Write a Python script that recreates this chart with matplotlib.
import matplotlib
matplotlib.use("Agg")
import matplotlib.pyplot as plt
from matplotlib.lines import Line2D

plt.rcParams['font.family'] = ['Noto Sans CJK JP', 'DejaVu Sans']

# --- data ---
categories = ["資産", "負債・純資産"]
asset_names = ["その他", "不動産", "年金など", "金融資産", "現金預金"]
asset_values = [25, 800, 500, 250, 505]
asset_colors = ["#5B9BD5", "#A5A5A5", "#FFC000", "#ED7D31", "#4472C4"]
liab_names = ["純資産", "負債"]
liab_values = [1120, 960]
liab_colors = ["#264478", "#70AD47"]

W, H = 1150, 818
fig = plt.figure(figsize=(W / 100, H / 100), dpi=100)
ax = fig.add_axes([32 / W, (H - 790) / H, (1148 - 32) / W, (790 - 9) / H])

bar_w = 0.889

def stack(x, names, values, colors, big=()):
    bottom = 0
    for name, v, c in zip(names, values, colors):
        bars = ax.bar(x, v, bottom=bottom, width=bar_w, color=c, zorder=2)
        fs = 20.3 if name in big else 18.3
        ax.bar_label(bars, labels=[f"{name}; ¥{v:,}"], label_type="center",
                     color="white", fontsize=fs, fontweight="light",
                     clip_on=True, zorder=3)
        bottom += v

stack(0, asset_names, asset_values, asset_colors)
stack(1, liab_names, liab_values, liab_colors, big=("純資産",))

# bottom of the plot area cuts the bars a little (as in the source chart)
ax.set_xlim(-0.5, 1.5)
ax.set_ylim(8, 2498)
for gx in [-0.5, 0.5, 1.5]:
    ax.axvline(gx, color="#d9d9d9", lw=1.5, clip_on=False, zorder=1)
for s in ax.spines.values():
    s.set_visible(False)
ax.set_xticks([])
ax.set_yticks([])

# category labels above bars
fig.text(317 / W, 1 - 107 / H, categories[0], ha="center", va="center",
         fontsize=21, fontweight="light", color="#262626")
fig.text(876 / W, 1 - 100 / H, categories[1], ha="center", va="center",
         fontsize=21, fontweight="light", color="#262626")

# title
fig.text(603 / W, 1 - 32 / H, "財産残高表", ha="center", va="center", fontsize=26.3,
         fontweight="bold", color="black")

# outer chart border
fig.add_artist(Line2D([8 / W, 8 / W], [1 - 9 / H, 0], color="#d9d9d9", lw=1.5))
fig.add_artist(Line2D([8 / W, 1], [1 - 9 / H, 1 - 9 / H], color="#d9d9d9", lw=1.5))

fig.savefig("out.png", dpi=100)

#### Work to complete
Everything from the first line of the material through the line containing "bar_w = 0.889" is to be printed exactly; lines after that are to be left out.

#### Task output
Write a Python script that recreates this chart with matplotlib.
import matplotlib
matplotlib.use("Agg")
import matplotlib.pyplot as plt
from matplotlib.lines import Line2D

plt.rcParams['font.family'] = ['Noto Sans CJK JP', 'DejaVu Sans']

# --- data ---
categories = ["資産", "負債・純資産"]
asset_names = ["その他", "不動産", "年金など", "金融資産", "現金預金"]
asset_values = [25, 800, 500, 250, 505]
asset_colors = ["#5B9BD5", "#A5A5A5", "#FFC000", "#ED7D31", "#4472C4"]
liab_names = ["純資産", "負債"]
liab_values = [1120, 960]
liab_colors = ["#264478", "#70AD47"]

W, H = 1150, 818
fig = plt.figure(figsize=(W / 100, H / 100), dpi=100)
ax = fig.add_axes([32 / W, (H - 790) / H, (1148 - 32) / W, (790 - 9) / H])

bar_w = 0.889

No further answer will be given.